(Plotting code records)
+ + + + + + +

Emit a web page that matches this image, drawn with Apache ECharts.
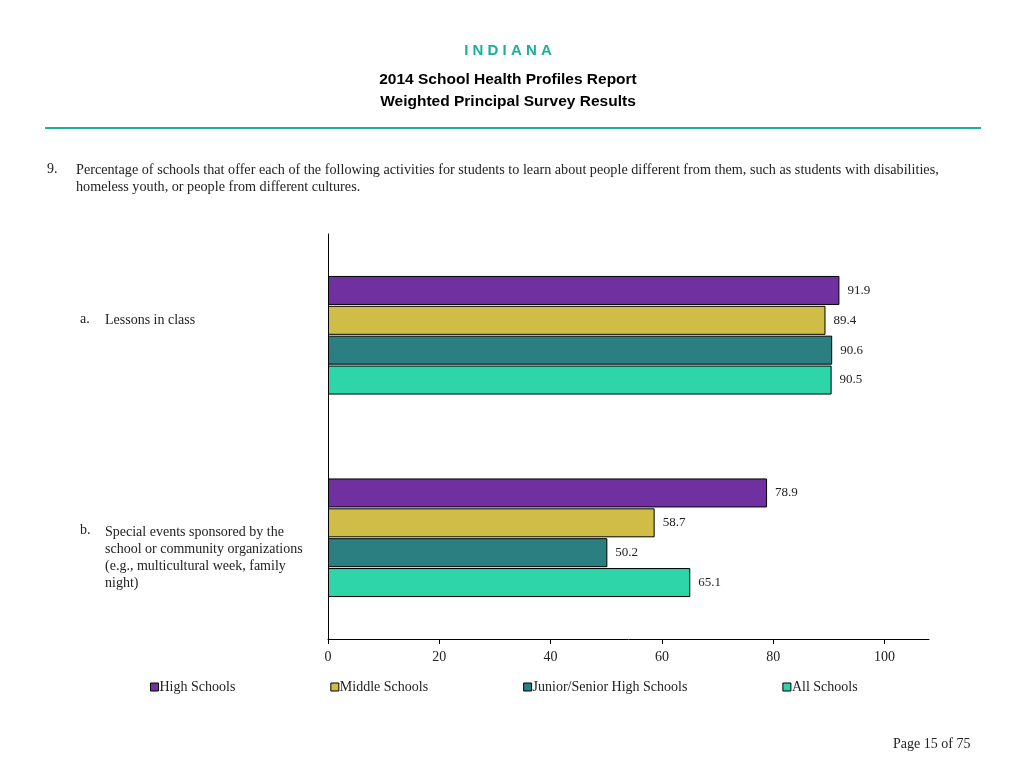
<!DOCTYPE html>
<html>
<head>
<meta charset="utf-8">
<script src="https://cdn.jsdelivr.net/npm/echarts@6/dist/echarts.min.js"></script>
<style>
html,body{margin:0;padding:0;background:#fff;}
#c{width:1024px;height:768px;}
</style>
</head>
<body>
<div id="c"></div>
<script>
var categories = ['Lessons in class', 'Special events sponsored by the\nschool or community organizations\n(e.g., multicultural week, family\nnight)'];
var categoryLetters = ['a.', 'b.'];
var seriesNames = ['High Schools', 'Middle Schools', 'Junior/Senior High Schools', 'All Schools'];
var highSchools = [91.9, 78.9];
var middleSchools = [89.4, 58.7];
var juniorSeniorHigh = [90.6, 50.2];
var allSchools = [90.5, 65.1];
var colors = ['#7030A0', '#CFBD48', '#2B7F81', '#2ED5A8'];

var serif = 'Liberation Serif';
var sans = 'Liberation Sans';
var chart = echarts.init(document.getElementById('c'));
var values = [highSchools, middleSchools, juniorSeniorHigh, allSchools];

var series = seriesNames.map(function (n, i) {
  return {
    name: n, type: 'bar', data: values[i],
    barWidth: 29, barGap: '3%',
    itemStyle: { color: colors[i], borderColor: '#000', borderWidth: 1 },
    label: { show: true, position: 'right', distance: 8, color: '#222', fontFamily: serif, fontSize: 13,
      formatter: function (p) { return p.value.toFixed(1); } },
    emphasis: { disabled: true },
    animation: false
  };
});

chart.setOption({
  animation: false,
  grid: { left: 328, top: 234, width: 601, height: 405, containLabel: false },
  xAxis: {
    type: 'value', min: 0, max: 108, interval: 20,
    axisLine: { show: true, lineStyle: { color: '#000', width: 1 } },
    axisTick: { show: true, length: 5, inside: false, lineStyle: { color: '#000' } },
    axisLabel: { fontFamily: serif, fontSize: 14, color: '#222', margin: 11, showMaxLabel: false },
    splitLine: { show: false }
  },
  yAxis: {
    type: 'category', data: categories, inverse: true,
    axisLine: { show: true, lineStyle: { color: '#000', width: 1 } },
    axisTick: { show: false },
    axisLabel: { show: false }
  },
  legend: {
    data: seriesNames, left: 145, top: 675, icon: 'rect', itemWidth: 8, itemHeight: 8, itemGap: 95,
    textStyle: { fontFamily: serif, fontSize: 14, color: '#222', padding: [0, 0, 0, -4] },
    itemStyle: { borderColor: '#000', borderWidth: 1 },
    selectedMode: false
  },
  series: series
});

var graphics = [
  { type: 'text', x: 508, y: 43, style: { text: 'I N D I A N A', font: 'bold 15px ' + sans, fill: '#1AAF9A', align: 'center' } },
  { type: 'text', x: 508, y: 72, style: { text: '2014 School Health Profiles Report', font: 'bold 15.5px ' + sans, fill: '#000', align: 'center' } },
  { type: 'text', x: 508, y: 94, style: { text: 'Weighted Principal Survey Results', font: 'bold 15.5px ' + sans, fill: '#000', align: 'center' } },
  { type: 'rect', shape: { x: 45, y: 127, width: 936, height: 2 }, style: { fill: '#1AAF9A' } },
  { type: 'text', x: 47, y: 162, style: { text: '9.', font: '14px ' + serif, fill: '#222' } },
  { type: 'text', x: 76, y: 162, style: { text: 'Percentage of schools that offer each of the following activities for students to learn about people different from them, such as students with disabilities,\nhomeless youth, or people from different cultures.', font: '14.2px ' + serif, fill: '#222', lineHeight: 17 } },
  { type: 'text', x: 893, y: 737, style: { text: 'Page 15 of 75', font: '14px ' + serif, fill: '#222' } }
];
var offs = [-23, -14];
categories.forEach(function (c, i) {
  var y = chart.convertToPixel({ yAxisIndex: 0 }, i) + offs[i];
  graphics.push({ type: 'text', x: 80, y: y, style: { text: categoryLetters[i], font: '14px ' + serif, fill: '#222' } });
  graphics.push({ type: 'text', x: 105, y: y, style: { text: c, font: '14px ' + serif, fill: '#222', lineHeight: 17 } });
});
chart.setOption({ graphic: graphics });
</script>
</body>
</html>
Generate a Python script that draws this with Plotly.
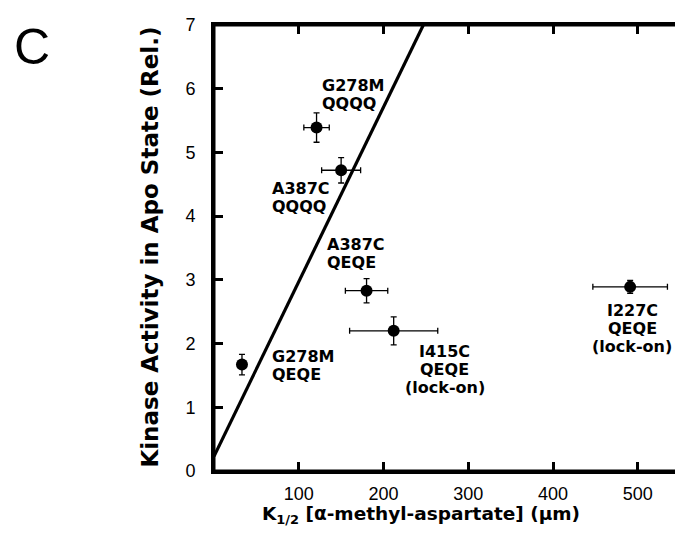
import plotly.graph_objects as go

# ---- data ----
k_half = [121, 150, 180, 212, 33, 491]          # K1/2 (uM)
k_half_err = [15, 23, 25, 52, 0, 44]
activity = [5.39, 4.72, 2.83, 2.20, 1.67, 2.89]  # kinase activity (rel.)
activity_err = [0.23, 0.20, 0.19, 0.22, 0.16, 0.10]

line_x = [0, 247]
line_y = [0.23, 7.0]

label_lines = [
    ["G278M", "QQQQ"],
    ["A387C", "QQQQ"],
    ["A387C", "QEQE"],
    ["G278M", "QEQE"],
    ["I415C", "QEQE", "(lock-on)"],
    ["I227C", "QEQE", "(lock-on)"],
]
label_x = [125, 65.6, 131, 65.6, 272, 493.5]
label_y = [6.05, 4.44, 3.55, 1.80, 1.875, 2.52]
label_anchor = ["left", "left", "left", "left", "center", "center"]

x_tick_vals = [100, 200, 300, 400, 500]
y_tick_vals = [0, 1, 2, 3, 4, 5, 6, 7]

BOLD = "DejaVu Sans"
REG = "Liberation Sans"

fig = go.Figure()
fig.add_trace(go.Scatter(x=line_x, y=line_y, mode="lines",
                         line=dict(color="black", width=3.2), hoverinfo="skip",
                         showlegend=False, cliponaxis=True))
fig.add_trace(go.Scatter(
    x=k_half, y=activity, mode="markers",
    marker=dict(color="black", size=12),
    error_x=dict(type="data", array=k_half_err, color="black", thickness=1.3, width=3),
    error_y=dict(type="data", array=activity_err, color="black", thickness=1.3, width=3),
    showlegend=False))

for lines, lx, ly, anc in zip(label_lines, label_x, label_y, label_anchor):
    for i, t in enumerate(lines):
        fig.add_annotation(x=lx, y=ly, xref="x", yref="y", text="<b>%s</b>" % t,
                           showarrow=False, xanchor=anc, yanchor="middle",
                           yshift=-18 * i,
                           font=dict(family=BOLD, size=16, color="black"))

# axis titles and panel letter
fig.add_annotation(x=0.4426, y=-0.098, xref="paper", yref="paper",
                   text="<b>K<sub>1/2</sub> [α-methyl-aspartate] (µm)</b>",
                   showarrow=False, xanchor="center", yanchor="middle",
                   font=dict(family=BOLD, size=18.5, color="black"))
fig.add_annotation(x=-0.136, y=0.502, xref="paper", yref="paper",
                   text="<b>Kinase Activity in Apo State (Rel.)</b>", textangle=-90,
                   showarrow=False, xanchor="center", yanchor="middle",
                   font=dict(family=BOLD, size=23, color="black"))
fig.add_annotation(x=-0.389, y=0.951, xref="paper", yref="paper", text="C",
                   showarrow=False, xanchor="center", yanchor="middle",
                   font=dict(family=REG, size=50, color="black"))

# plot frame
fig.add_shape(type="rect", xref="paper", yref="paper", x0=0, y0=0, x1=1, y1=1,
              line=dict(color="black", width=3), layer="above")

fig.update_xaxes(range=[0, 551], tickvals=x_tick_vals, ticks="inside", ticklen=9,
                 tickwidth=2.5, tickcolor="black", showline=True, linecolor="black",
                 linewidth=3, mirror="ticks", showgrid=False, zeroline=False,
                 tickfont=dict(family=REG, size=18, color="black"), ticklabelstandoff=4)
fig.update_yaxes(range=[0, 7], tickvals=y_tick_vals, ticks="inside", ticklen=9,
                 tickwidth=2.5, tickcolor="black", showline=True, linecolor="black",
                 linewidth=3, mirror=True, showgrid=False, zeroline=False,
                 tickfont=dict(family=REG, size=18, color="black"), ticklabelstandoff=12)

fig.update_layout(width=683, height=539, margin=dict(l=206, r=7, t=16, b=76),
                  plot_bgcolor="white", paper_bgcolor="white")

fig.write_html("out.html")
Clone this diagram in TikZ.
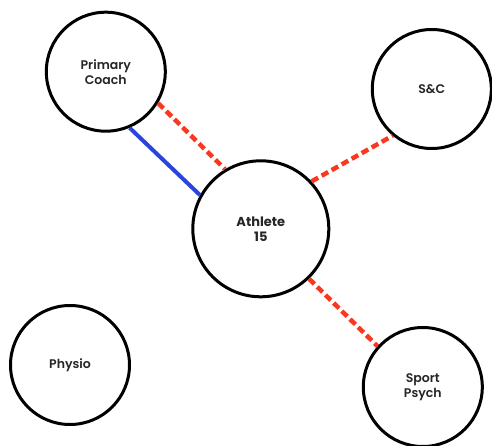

+ + + + + + +

Leave the pictures out, then copy word for word only the lines from the one containing "Generate a Python" through the one containing "line_y = [0.23, 7.0]", both included.

Generate a Python script that draws this with Plotly.
import plotly.graph_objects as go

# ---- data ----
k_half = [121, 150, 180, 212, 33, 491]          # K1/2 (uM)
k_half_err = [15, 23, 25, 52, 0, 44]
activity = [5.39, 4.72, 2.83, 2.20, 1.67, 2.89]  # kinase activity (rel.)
activity_err = [0.23, 0.20, 0.19, 0.22, 0.16, 0.10]

line_x = [0, 247]
line_y = [0.23, 7.0]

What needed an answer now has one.